Objective: Copy out the lines that include the word "matplotlib".

Records supplied:
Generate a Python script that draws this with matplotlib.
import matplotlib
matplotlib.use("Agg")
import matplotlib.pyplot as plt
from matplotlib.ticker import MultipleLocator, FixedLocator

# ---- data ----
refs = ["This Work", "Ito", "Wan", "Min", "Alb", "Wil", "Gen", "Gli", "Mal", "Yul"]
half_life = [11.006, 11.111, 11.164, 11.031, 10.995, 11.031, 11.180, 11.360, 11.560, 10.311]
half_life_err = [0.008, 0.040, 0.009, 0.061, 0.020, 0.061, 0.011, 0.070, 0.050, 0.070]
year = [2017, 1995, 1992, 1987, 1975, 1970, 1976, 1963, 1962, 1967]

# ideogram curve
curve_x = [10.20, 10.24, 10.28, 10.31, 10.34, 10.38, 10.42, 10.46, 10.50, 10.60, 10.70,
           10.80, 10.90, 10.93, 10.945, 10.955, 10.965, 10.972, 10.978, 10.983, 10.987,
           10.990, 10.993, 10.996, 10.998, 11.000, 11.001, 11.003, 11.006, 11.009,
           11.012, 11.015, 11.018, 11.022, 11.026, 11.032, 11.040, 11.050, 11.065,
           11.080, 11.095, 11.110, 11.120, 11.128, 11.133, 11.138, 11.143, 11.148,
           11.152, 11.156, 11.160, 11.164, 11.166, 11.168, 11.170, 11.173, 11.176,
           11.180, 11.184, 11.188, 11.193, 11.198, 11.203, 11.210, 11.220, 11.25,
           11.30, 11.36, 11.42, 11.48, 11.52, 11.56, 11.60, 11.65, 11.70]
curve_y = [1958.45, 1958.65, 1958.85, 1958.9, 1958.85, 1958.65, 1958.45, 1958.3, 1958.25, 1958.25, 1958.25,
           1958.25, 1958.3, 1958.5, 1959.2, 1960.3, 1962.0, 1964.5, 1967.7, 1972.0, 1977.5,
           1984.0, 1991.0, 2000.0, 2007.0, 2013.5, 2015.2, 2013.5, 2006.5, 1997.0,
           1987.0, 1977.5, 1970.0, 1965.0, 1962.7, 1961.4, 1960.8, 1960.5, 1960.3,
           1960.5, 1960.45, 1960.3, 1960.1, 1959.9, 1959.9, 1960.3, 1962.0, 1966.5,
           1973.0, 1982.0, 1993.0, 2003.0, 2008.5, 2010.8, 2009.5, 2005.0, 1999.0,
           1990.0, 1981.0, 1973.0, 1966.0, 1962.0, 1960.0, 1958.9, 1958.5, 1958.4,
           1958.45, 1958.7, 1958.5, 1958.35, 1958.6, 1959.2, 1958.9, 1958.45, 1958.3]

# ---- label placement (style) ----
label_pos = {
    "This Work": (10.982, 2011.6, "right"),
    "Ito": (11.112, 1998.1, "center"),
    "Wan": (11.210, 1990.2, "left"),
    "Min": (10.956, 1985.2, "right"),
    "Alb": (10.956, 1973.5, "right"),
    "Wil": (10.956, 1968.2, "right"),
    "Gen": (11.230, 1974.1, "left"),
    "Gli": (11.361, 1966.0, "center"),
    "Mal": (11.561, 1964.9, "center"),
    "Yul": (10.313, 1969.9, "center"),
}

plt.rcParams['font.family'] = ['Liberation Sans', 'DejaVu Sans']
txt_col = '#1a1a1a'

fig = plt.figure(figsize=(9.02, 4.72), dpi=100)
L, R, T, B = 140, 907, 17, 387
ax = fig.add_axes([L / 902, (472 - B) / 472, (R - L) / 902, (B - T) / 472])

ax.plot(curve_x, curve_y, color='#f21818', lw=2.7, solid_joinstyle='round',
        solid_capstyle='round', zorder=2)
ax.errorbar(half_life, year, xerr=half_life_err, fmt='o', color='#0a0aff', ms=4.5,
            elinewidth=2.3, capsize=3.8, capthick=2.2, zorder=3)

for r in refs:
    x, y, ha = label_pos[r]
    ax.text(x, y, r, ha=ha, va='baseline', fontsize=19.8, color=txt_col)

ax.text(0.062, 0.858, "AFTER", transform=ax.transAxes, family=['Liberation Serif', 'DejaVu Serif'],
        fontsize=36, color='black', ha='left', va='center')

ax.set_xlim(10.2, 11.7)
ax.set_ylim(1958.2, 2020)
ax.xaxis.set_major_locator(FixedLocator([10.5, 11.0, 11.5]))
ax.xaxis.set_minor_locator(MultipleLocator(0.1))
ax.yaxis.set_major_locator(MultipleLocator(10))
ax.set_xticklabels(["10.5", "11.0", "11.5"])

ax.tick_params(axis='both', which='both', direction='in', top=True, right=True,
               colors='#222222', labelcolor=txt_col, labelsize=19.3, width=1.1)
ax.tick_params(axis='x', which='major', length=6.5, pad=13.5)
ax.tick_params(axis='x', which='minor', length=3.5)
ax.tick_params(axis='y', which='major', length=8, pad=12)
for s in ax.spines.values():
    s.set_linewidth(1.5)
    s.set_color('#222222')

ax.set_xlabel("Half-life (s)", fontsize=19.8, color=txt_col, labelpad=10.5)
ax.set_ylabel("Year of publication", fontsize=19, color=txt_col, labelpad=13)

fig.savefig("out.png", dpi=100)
* * *
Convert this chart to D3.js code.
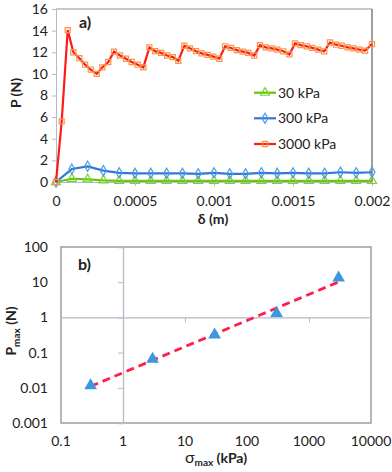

Written response:
Generate a Python script that draws this with matplotlib.
import matplotlib
matplotlib.use("Agg")
import matplotlib.pyplot as plt
from matplotlib.ticker import MultipleLocator, FixedLocator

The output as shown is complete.